The US bond market was rattled by Gross’ departure given his long connection with Pimco
Bill Gross, one of the bond market’s most renowned investors, has quit Pimco, the huge investment firm he co-founded more than 40 years ago and with which his name has been effectively synonymous, for Janus Capital Group, a distant rival in the asset management arena.
The surprise development, which rattled the US bond market, came the day before Pimco and its parent, German insurer Allianz SE, planned to dismiss Gross, a source familiar with the matter told Reuters.
Gross, who had been Pimco’s chief investment officer, had been clashing with the firm’s executive committee and had threatened to quit multiple times, the source said.
The committee had planned to accept his latest resignation on Saturday.
“Pimco and Bill Gross are synonymous,” said Todd Rosenbluth, director of mutual fund research at S&P Capital IQ.
“It will be extremely hard to think of Pimco and Bill Gross as separate, and it will take time for investors to realise that he no longer is going to play a role at one of the world’s largest fixed income managers.”
The departure is the latest twist in a tumultuous year for Gross, long dubbed “the bond king” for his prowess in fixed-income investing, and for the investment firm he helped build into a $ 2 trillion powerhouse since co-founding it in 1971.
Earlier this year, his co-chief investment officer, Mohamed El-Erian, left Pimco, sparking a highly public falling out between the two long-time colleagues.
Moreover, Gross’ flagship Pimco Total Return Fund, the world’s largest bond fund with more than $ 220bn in assets, has suffered nearly $ 70bn of investor withdrawals over the past 16 months, while its performance has lagged its peers and the wider bond market.

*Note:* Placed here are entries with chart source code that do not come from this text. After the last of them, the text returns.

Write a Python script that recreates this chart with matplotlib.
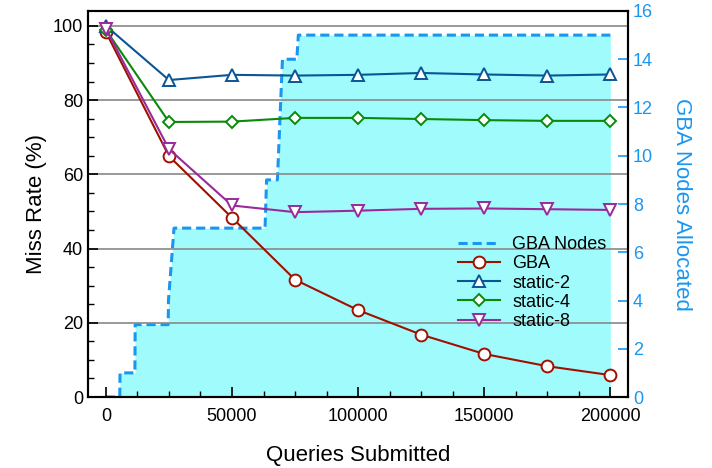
import matplotlib
matplotlib.use('Agg')
import matplotlib.pyplot as plt

plt.rcParams['font.family'] = ['Liberation Sans', 'DejaVu Sans']

# miss rate data
queries = [0, 25000, 50000, 75000, 100000, 125000, 150000, 175000, 200000]
gba = [98.3, 64.9, 48.3, 31.6, 23.4, 16.8, 11.6, 8.3, 5.9]
static2 = [100.0, 85.4, 86.8, 86.6, 86.8, 87.3, 86.9, 86.6, 86.9]
static4 = [98.9, 74.1, 74.2, 75.2, 75.2, 74.9, 74.6, 74.4, 74.4]
static8 = [99.2, 66.8, 51.6, 49.8, 50.2, 50.7, 50.8, 50.6, 50.4]

# GBA nodes allocated over time
node_x = [0, 5500, 5600, 11500, 11600, 24700, 24800, 27000, 63100, 63700,
          68000, 70000, 75700, 76300, 200000]
node_y = [0, 0, 1, 1, 3, 3, 4, 7, 7, 9, 9, 14, 14, 15, 15]

blue = '#1a96f0'

fig = plt.figure(figsize=(7.12, 4.68), dpi=100)
ax = fig.add_axes([0.1236, 0.1517, 0.7584, 0.8248])
ax2 = ax.twinx()
ax.set_zorder(ax2.get_zorder() + 1)
ax.patch.set_visible(False)

ax2.fill_between(node_x, node_y, color='#a0fcfc', lw=0)
nodes_line, = ax2.plot(node_x, node_y, '--', color=blue, lw=2.2, dashes=(3, 1.6),
                       label='GBA Nodes')

mk = dict(markerfacecolor='white', markersize=8.5, markeredgewidth=1.4, lw=1.5)
l1, = ax.plot(queries, gba, marker='o', color='#a01000', label='GBA', **mk)
l2, = ax.plot(queries, static2, marker='^', color='#0a5596', label='static-2', **mk)
l3, = ax.plot(queries, static4, marker='D', color='#0a8a0a', label='static-4',
              markerfacecolor='white', markersize=6.5, markeredgewidth=1.4, lw=1.5)
l4, = ax.plot(queries, static8, marker='v', color='#9a2a9a', label='static-8', **mk)

ax.set_xlim(-7100, 207000)
ax.set_ylim(0, 104)
ax2.set_ylim(0, 16)

ax.set_xticks([0, 50000, 100000, 150000, 200000])
ax.set_xticks(range(0, 200001, 12500), minor=True)
ax.set_yticks([0, 20, 40, 60, 80, 100])
ax.set_yticks(range(0, 101, 5), minor=True)
ax.yaxis.grid(True, color='#888888', lw=1.2)
ax.tick_params(direction='in', labelsize=13, length=7, width=1.2, right=False)
ax.tick_params(which='minor', direction='in', length=4, width=1, right=False)
ax.tick_params(axis='x', which='both', top=False)
ax.tick_params(axis='x', pad=8)

ax2.set_yticks(range(0, 17, 2))
ax2.tick_params(direction='in', labelsize=13, length=7, width=1.2,
                colors=blue)
for sp in ax.spines.values():
    sp.set_linewidth(1.5)
for sp in ax2.spines.values():
    sp.set_linewidth(1.5)

ax.set_xlabel('Queries Submitted', fontsize=16, labelpad=14)
ax.set_ylabel('Miss Rate (%)', fontsize=16, labelpad=4)
ax2.set_ylabel('GBA Nodes Allocated', fontsize=16, color=blue, rotation=270,
               labelpad=28)

leg = ax.legend(handles=[nodes_line, l1, l2, l3, l4], loc='upper left',
                bbox_to_anchor=(0.672, 0.435), frameon=False, fontsize=13,
                handlelength=2.3, labelspacing=0.12, borderaxespad=0,
                handletextpad=0.7)

fig.savefig('out.png', dpi=100)
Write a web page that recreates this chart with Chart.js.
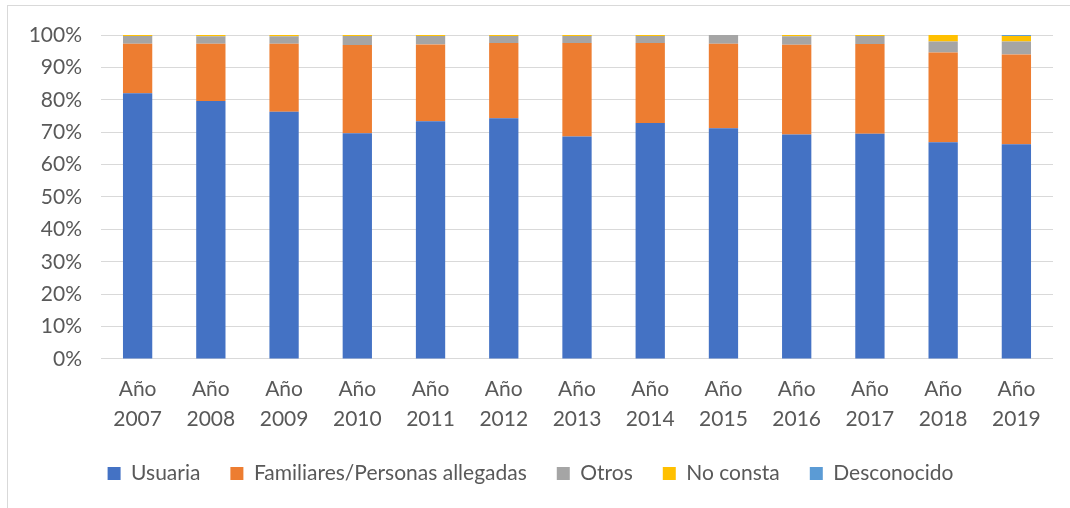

The departure also comes within days of news that US securities regulators were investigating Pimco and Gross in connection with an exchange-traded fund he managed at the firm.
The probe is not related to Gross’ departure, a source familiar with the matter told Reuters.
The news hit the US Treasury bond market, sending yields higher and bond prices lower. Shares of Allianz fell more than 6% in German trading.
Gross’ move was seen as a huge coup for Janus, which has less than $ 180bn in assets under management, less than the Total Return Fund and a fraction of Pimco’s total assets.
He is reconnecting with Richard Weil, who spent 15 years at Pimco before taking over as chief executive officer of Janus in 2010.
Gross will manage the Janus Global Unconstrained Bond Fund beginning on Monday, the firm said in a statement. The fund, started in May, has just $ 13m in assets.
Janus shares rocketed more than 30% higher to $ 14.50.
Newport Beach, California-based Pimco said in a statement that it had a succession plan in place and that its management board would confirm a new chief investment officer shortly.
El-Erian, who is still with Allianz after leaving Pimco, will not succeed Gross, one of the sources said, adding that the successor is expected to be an internal candidate.
This week, Gross had come under renewed scrutiny as the US Securities and Exchange Commission investigates whether a popular ETF he runs, which was launched to mimic the strategy of the much larger Pimco Total Return Fund, had artificially inflated returns.